With all the momentum but trailing by a point heading into added time, the ball came to Doherty. Introduced for Ciaran McElroy in the 65th minute, he dropped the ball into the hands of Paul Hearty.
Another opportunity passed up – but there would be one more, and again it fell to Doherty (right) deep into added time. This time the Kinawley man’s connection was true as the ball split the posts to secure a replay.
And for seven days he received pats on the back and handshakes everywhere he went.
“It all happened in a flash,” he recalls.
“I knew I’d got it into my scoring range, and when the chance came again I knew I had to take responsibility. The worst thing a forward can do is ship it.
“You have to take your chances and luckily enough it went over.”
Yet, watching on from the bench, roaring support to his team-mates as they drove forward beneath the summer sun, Doherty was as surprised as anybody when Fermanagh boss Malachy O’Rourke told him to get ready.
“I didn’t think I was going to get on because I hadn’t played in either the Monaghan or Derry game in the run to the final.
“But Fr Brian D'Arcy would always have been a great man for being in and around training and he told me as a sub I had a massive role, and that I should be looking and seeing where I could make an impact when I came on.
“I remembered those words, and I remember telling the brother before I left the house that day I’d a feeling I was going to get on and that I was going to score. For some reason I thought I was going to score the winner, but I suppose that’s the dream you have as a young cub – to score the winner in an Ulster final.
“I did score, but unfortunately it wasn’t the one I wanted.”
Seven days later, nobody was talking about Shaun Doherty any more, or Fermanagh, as Armagh regrouped to win by six.
They were the first Erne outfit to reach an Ulster decider in 26 years, and the fifth to fall at the final hurdle as the search for that elusive provincial title continued. Another 10 years on and Fermanagh are back again, the similarities between now and then striking.
For returning ex-player Rory Gallagher, read O’Rourke in his first year. Promotion from Division Three secured, albeit with accompanying League final defeat.
Underdog wins over Monaghan and Derry were echoed by the class of 2018 against Armagh and the Farneymen again, that remarkable victory coming courtesy of a late fisted goal by Eoin Donnelly at Healy Park – eerily similar to the Barry Owens major that sunk the Oak Leafers, also at the Omagh venue, 10 years previous.
“It’s funny when you think of it just how many similarities there are,” says Doherty with a smile, “the only think you’d hope is that it isn’t a similar result in the final”.
Nowadays he is Fermanagh’s football co-ordinator, returning home 18 months ago after eight years spent as a development coach with neighbours Cavan.
Doherty doesn’t foresee academies in the Erne county investing solely in the hard-working defensive style that has delivered Rory Gallagher’s men to this stage, but says the benefits of this latest tilt at Ulster are already there to be seen.
“In terms of academies, I don’t think we’ll be going down the same road.
“Probably my vision is you have to teach them the skills.
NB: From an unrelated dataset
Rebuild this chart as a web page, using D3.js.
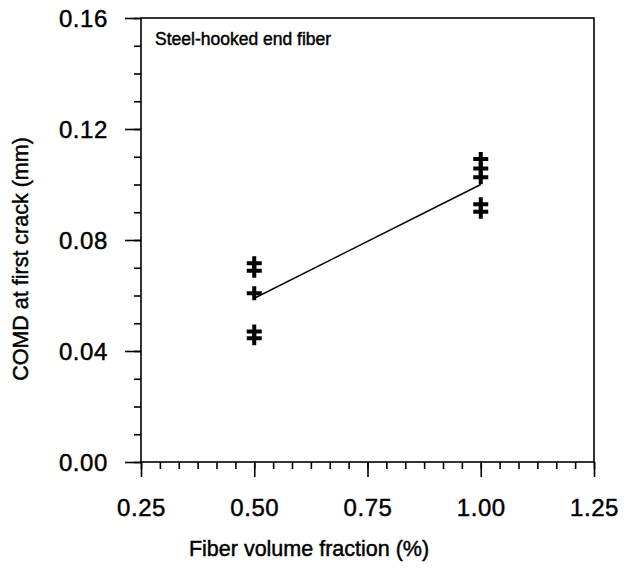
<!DOCTYPE html>
<html>
<head>
<meta charset="utf-8">
<script src="https://cdn.jsdelivr.net/npm/d3@7"></script>
<style>
  html, body { margin: 0; padding: 0; background: #fff; }
  svg { display: block; }
  text { font-family: "Liberation Sans", Arial, Helvetica, sans-serif; fill: #000; stroke: #000; stroke-width: 0.45px; }
</style>
</head>
<body>
<script>
// Fiber volume fractions tested (%)
const fractions = [0.5, 1.0];
// COMD at first crack (mm) for each specimen
const comd050 = [0.0716, 0.0689, 0.0608, 0.0470, 0.0446];
const comd100 = [0.1092, 0.1058, 0.1026, 0.0929, 0.0902];
// Trend line through the group averages
const trendValues = [0.059, 0.100];

const xTicks = [0.25, 0.50, 0.75, 1.00, 1.25];
const yTicks = [0.00, 0.04, 0.08, 0.12, 0.16];
const panelLabel = "Steel-hooked end fiber";
const xTitle = "Fiber volume fraction (%)";
const yTitle = "COMD at first crack (mm)";

const W = 624, H = 570;
const plot = { left: 141, right: 594, top: 18, bottom: 462 };

const svg = d3.select("body").append("svg").attr("width", W).attr("height", H);

const x = d3.scaleLinear().domain([0.25, 1.25]).range([plot.left, plot.right]);
const y = d3.scaleLinear().domain([0, 0.16]).range([plot.bottom, plot.top]);

// Minor ticks: 6 per major interval on x, 4 per major interval on y
const xMinor = d3.range(0, 25).map(i => 0.25 + i * (0.25 / 6));
const yMinor = d3.range(0, 17).map(i => i * 0.01);

// Frame
svg.append("rect")
  .attr("x", plot.left).attr("y", plot.top)
  .attr("width", plot.right - plot.left).attr("height", plot.bottom - plot.top)
  .attr("fill", "none").attr("stroke", "#000").attr("stroke-width", 1.6);

// X axis
const xAxis = svg.append("g").attr("transform", `translate(0,${plot.bottom})`);
xAxis.call(d3.axisBottom(x).tickValues(xMinor).tickSize(7).tickFormat(""))
  .call(g => g.select(".domain").remove());
xAxis.append("g")
  .call(d3.axisBottom(x).tickValues(xTicks).tickSize(15).tickPadding(22).tickFormat(d3.format(".2f")))
  .call(g => g.select(".domain").remove())
  .call(g => g.selectAll("text").attr("font-size", 24).attr("dy", "0.71em")
    .style("font-family", "'Liberation Sans', Arial, sans-serif").attr("letter-spacing", 0.6));
xAxis.selectAll("line").attr("stroke", "#000").attr("stroke-width", 1.6);

// Y axis
const yAxis = svg.append("g").attr("transform", `translate(${plot.left},0)`);
yAxis.call(d3.axisLeft(y).tickValues(yMinor).tickSize(7).tickFormat(""))
  .call(g => g.select(".domain").remove());
yAxis.append("g")
  .call(d3.axisLeft(y).tickValues(yTicks).tickSize(16).tickPadding(17).tickFormat(d3.format(".2f")))
  .call(g => g.select(".domain").remove())
  .call(g => g.selectAll("text").attr("font-size", 24).attr("dy", "0.36em")
    .style("font-family", "'Liberation Sans', Arial, sans-serif").attr("letter-spacing", 0.6));
yAxis.selectAll("line").attr("stroke", "#000").attr("stroke-width", 1.6);

// Axis titles
svg.append("text")
  .attr("x", 309).attr("y", 556)
  .attr("text-anchor", "middle").attr("font-size", 21.5)
  .text(xTitle);
svg.append("text")
  .attr("transform", "translate(28,259) rotate(-90)")
  .attr("text-anchor", "middle").attr("font-size", 21.5)
  .text(yTitle);

// Panel label
svg.append("text")
  .attr("x", 155).attr("y", 45)
  .attr("font-size", 17.5)
  .text(panelLabel);

// Trend line
svg.append("path")
  .datum(fractions.map((f, i) => [f, trendValues[i]]))
  .attr("fill", "none").attr("stroke", "#000").attr("stroke-width", 1.4)
  .attr("d", d3.line().x(d => x(d[0])).y(d => y(d[1])));

// Specimen markers (plus signs)
const points = [
  ...comd050.map(v => ({ f: fractions[0], v })),
  ...comd100.map(v => ({ f: fractions[1], v }))
];
const hArm = 7.5, vArm = 7;
svg.append("g").selectAll("path")
  .data(points).join("path")
  .attr("transform", d => `translate(${x(d.f)},${y(d.v)})`)
  .attr("d", `M${-hArm},0H${hArm}M0,${-vArm}V${vArm}`)
  .attr("stroke", "#000").attr("stroke-width", 4).attr("fill", "none");
</script>
</body>
</html>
Success is going to be very limited in terms of academy, minor, U20, so for us success would be getting five or six lads through to our senior panel.
“Can we educate them enough to adapt to a variety of styles of play? To play the way Fermanagh are playing requires a serious level of fitness so it’s probably getting young lads thinking about how they’re conditioned, the demands that will be placed upon them.
“Part of our responsibility is to prepare boys for that but there’s no doubt it has re-energised a lot of the youth – it’ll get more lads wanting to play for their county.
“What the senior team has done so far this year is probably better than 100 training sessions because it gives lads that belief more than anything. You can get into a habit of losing and sometimes you accept that but what we’re trying to do is change that mindset and, fair play to Rory, he’s helped us massively in that respect.”
Doherty, now 34, knows most of the current panel having either played with them, against them for Kinawley or coached them through his work at St Michael’s, Enniskillen.
Talk of 10 years ago is inevitable, he accepts, but dredges up bittersweet memories.
“You can get remembered for scoring that… it’s a nice memory maybe for my parents, for my wee boy or for my wife, but for me looking back all I ever think was that it was one of my last points for Fermanagh unfortunately.
“I always say to the wife that it was probably the point that finished me. I didn’t make the squad the following year so it was disappointing, I’d rather not have scored it and went on and played a few more years, but unfortunately it wasn’t to be.”
There was one silver lining though, courtesy of the widespread coverage his dramatic equaliser received. The Irish News ran a wraparound front and back page picture of him just about to send the ball over the bar – and it was an image that served him well the following day.
“I always said that picture got me my job in Cavan,” he says with a laugh.
“I had the interview the day after the drawn Ulster final and when I went into the Kilmore Hotel there was two or three copies of The Irish News lying on the table and I was the full spread… I don’t think I had to do much in the interview after that.”